(Records contained in a dataset)
::::
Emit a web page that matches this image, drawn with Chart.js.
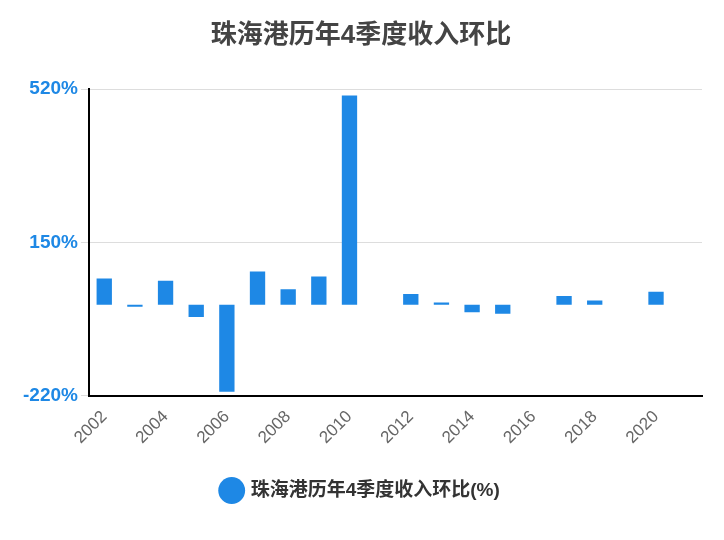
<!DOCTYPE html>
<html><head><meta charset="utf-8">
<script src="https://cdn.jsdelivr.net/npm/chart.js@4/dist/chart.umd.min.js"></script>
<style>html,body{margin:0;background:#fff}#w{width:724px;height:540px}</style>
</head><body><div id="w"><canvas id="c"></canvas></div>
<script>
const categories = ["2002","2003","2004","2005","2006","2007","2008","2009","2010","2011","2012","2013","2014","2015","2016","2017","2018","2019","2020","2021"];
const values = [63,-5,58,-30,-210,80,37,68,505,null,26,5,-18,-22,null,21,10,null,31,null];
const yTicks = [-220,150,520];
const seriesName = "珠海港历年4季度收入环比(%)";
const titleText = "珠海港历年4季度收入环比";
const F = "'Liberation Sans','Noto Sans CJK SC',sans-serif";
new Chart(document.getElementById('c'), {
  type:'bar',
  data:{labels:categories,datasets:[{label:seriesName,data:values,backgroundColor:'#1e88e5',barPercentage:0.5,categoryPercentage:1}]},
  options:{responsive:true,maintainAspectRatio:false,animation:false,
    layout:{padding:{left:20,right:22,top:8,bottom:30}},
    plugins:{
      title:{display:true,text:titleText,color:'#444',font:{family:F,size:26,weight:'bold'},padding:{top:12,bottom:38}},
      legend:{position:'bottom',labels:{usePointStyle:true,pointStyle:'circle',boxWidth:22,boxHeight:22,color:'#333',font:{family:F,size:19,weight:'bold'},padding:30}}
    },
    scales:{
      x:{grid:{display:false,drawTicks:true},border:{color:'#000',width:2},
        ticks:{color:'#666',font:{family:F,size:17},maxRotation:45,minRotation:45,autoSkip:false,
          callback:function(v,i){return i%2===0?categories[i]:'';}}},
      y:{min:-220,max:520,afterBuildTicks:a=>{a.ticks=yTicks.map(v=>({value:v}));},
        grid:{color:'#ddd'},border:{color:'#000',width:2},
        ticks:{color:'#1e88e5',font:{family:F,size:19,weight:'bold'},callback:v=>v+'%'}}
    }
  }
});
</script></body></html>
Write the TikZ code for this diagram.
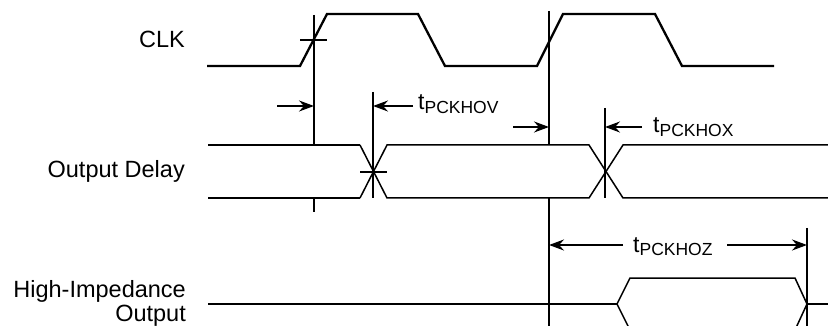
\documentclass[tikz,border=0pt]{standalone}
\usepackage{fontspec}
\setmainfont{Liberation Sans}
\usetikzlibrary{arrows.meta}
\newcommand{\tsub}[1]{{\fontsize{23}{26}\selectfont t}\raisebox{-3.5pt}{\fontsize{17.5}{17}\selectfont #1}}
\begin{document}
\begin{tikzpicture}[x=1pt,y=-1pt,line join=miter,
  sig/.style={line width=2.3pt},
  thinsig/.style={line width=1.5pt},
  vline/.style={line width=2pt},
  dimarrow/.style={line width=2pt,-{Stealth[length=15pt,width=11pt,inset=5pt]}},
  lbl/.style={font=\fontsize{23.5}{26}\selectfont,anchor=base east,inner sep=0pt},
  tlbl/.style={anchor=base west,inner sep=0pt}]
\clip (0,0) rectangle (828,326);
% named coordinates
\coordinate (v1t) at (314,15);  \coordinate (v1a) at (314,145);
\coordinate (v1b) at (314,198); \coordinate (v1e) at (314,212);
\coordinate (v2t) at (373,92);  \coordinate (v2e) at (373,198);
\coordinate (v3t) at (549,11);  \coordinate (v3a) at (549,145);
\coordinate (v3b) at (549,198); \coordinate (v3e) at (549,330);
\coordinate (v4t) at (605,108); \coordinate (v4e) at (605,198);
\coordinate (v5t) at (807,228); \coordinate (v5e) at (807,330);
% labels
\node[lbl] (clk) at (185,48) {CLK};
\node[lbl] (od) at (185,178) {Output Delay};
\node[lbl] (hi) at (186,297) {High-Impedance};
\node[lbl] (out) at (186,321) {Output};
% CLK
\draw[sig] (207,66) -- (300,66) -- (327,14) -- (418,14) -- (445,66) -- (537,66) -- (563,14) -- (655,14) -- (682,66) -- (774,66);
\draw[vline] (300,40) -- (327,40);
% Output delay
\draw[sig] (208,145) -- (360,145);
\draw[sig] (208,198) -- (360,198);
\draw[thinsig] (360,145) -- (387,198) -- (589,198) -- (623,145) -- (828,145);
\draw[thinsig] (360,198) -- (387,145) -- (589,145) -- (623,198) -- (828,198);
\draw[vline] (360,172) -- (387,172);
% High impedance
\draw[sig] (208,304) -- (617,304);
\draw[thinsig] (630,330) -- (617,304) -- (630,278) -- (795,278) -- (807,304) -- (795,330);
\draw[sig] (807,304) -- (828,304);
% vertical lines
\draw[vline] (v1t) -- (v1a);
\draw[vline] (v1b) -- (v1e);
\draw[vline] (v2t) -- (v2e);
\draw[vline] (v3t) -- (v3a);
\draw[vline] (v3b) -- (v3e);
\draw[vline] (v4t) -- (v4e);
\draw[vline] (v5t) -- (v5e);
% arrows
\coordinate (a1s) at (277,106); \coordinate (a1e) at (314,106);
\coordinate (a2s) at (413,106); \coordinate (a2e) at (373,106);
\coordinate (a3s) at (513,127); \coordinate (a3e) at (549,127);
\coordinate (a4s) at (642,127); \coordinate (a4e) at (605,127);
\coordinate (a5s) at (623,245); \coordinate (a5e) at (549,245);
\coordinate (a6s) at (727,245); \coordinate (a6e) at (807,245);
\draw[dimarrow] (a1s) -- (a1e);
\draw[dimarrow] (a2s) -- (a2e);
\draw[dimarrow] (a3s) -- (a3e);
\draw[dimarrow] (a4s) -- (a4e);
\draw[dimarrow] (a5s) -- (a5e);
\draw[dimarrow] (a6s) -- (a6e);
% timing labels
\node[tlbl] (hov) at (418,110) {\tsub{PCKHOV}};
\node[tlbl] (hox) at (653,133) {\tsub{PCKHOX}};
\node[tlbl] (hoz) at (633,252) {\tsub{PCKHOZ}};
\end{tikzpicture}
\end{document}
::::
## Work instructions
Copy every line of the data word for word, omitting the images.

## Output for this exercise
Emit a web page that matches this image, drawn with Chart.js.
<!DOCTYPE html>
<html><head><meta charset="utf-8">
<script src="https://cdn.jsdelivr.net/npm/chart.js@4/dist/chart.umd.min.js"></script>
<style>html,body{margin:0;background:#fff}#w{width:724px;height:540px}</style>
</head><body><div id="w"><canvas id="c"></canvas></div>
<script>
const categories = ["2002","2003","2004","2005","2006","2007","2008","2009","2010","2011","2012","2013","2014","2015","2016","2017","2018","2019","2020","2021"];
const values = [63,-5,58,-30,-210,80,37,68,505,null,26,5,-18,-22,null,21,10,null,31,null];
const yTicks = [-220,150,520];
const seriesName = "珠海港历年4季度收入环比(%)";
const titleText = "珠海港历年4季度收入环比";
const F = "'Liberation Sans','Noto Sans CJK SC',sans-serif";
new Chart(document.getElementById('c'), {
  type:'bar',
  data:{labels:categories,datasets:[{label:seriesName,data:values,backgroundColor:'#1e88e5',barPercentage:0.5,categoryPercentage:1}]},
  options:{responsive:true,maintainAspectRatio:false,animation:false,
    layout:{padding:{left:20,right:22,top:8,bottom:30}},
    plugins:{
      title:{display:true,text:titleText,color:'#444',font:{family:F,size:26,weight:'bold'},padding:{top:12,bottom:38}},
      legend:{position:'bottom',labels:{usePointStyle:true,pointStyle:'circle',boxWidth:22,boxHeight:22,color:'#333',font:{family:F,size:19,weight:'bold'},padding:30}}
    },
    scales:{
      x:{grid:{display:false,drawTicks:true},border:{color:'#000',width:2},
        ticks:{color:'#666',font:{family:F,size:17},maxRotation:45,minRotation:45,autoSkip:false,
          callback:function(v,i){return i%2===0?categories[i]:'';}}},
      y:{min:-220,max:520,afterBuildTicks:a=>{a.ticks=yTicks.map(v=>({value:v}));},
        grid:{color:'#ddd'},border:{color:'#000',width:2},
        ticks:{color:'#1e88e5',font:{family:F,size:19,weight:'bold'},callback:v=>v+'%'}}
    }
  }
});
</script></body></html>
Write the TikZ code for this diagram.
\documentclass[tikz,border=0pt]{standalone}
\usepackage{fontspec}
\setmainfont{Liberation Sans}
\usetikzlibrary{arrows.meta}
\newcommand{\tsub}[1]{{\fontsize{23}{26}\selectfont t}\raisebox{-3.5pt}{\fontsize{17.5}{17}\selectfont #1}}
\begin{document}
\begin{tikzpicture}[x=1pt,y=-1pt,line join=miter,
  sig/.style={line width=2.3pt},
  thinsig/.style={line width=1.5pt},
  vline/.style={line width=2pt},
  dimarrow/.style={line width=2pt,-{Stealth[length=15pt,width=11pt,inset=5pt]}},
  lbl/.style={font=\fontsize{23.5}{26}\selectfont,anchor=base east,inner sep=0pt},
  tlbl/.style={anchor=base west,inner sep=0pt}]
\clip (0,0) rectangle (828,326);
% named coordinates
\coordinate (v1t) at (314,15);  \coordinate (v1a) at (314,145);
\coordinate (v1b) at (314,198); \coordinate (v1e) at (314,212);
\coordinate (v2t) at (373,92);  \coordinate (v2e) at (373,198);
\coordinate (v3t) at (549,11);  \coordinate (v3a) at (549,145);
\coordinate (v3b) at (549,198); \coordinate (v3e) at (549,330);
\coordinate (v4t) at (605,108); \coordinate (v4e) at (605,198);
\coordinate (v5t) at (807,228); \coordinate (v5e) at (807,330);
% labels
\node[lbl] (clk) at (185,48) {CLK};
\node[lbl] (od) at (185,178) {Output Delay};
\node[lbl] (hi) at (186,297) {High-Impedance};
\node[lbl] (out) at (186,321) {Output};
% CLK
\draw[sig] (207,66) -- (300,66) -- (327,14) -- (418,14) -- (445,66) -- (537,66) -- (563,14) -- (655,14) -- (682,66) -- (774,66);
\draw[vline] (300,40) -- (327,40);
% Output delay
\draw[sig] (208,145) -- (360,145);
\draw[sig] (208,198) -- (360,198);
\draw[thinsig] (360,145) -- (387,198) -- (589,198) -- (623,145) -- (828,145);
\draw[thinsig] (360,198) -- (387,145) -- (589,145) -- (623,198) -- (828,198);
\draw[vline] (360,172) -- (387,172);
% High impedance
\draw[sig] (208,304) -- (617,304);
\draw[thinsig] (630,330) -- (617,304) -- (630,278) -- (795,278) -- (807,304) -- (795,330);
\draw[sig] (807,304) -- (828,304);
% vertical lines
\draw[vline] (v1t) -- (v1a);
\draw[vline] (v1b) -- (v1e);
\draw[vline] (v2t) -- (v2e);
\draw[vline] (v3t) -- (v3a);
\draw[vline] (v3b) -- (v3e);
\draw[vline] (v4t) -- (v4e);
\draw[vline] (v5t) -- (v5e);
% arrows
\coordinate (a1s) at (277,106); \coordinate (a1e) at (314,106);
\coordinate (a2s) at (413,106); \coordinate (a2e) at (373,106);
\coordinate (a3s) at (513,127); \coordinate (a3e) at (549,127);
\coordinate (a4s) at (642,127); \coordinate (a4e) at (605,127);
\coordinate (a5s) at (623,245); \coordinate (a5e) at (549,245);
\coordinate (a6s) at (727,245); \coordinate (a6e) at (807,245);
\draw[dimarrow] (a1s) -- (a1e);
\draw[dimarrow] (a2s) -- (a2e);
\draw[dimarrow] (a3s) -- (a3e);
\draw[dimarrow] (a4s) -- (a4e);
\draw[dimarrow] (a5s) -- (a5e);
\draw[dimarrow] (a6s) -- (a6e);
% timing labels
\node[tlbl] (hov) at (418,110) {\tsub{PCKHOV}};
\node[tlbl] (hox) at (653,133) {\tsub{PCKHOX}};
\node[tlbl] (hoz) at (633,252) {\tsub{PCKHOZ}};
\end{tikzpicture}
\end{document}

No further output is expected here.